RIYADH: Saudi Arabia’s banking sector will not be able to fund all of the Kingdom’s Vision 2030 projects, according to a report which said more private investment is needed.
The analysis by S&P Global says Saudi Arabia’s investment needs are “significant”, and capital markets will play a “key role” in funding not just private sector investments but also giga-projects such as NEOM, the IPO for which is expected in 2024.
Quantifying the exact funding amount needed for Saudi Arabia’s ambitious growth plans is “not easy” according to the report, with the Kingdom aiming to raise the private sector’s contribution to gross domestic product from 40 percent to 65 percent, and increase non-oil exports share of GDP from 16 percent to 50 percent.
Taken alongside the boom in oil prices, S&P Global says Saudi Arabia is set to become one of the world's fastest-growing large economies in 2022, real GDP growth in excess of 7.0 percent this year, and a return to fiscal surpluses at 6.3 percent of GDP in 2022 and 3.5 percent in 2023.
The report said: “Saudi banks have contributed significantly to a key Vision 2030 objective — increasing home ownership to 70 percent by 2030 (60 percent in 2020).
“Mortgage lending has been the main engine of growth for Saudi banks over the last few years, with total mortgages hitting SR503.2 billion ($133.85 billion) as of June 30, 2022, compared with SR140.3 billion at Dec. 31, 2018.
“ As the market matures and interest rates continue to rise, origination will likely lose momentum in the next 12-24 months.
“However, as contracts for Vision 2030 projects are awarded, corporate credit lending should start to contribute more meaningfully to banks' lending growth.”
S&P Ratings said that even as Saudi firms set out ambitious capital spending goals in the next five years, the firm would not necessarily reassess its ratings of these businesses “given their healthy balance sheets and strong liquidity.”

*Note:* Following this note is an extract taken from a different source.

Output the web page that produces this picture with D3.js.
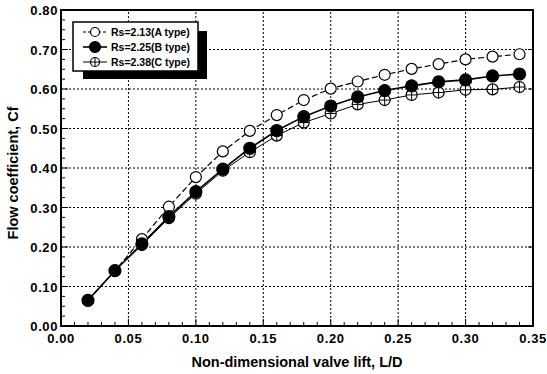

“Over time, however, we will reassess our ratings as projects are executed because any rating upside would hinge on business trends improving, sustainable EBITDA (Earnings before interest, taxes, depreciation, and amortization) growth, or stronger leverage metrics,” said the report.
The report went on to state that Saudi Arabia had fared better against the wave of inflation sweeping the globe than other countries, with the riyal being pegged to the dollar helping to play down unpredictability.
“We forecast inflation at 2.5 percent in 2022, before rising to 2.7 percent in 2023 and averaging 1.9 percent in 2024-2025,” said the report, adding: “We expect interest rate hikes to affect the private and general household sectors more than government-related activities given expected high but tapering oil prices.”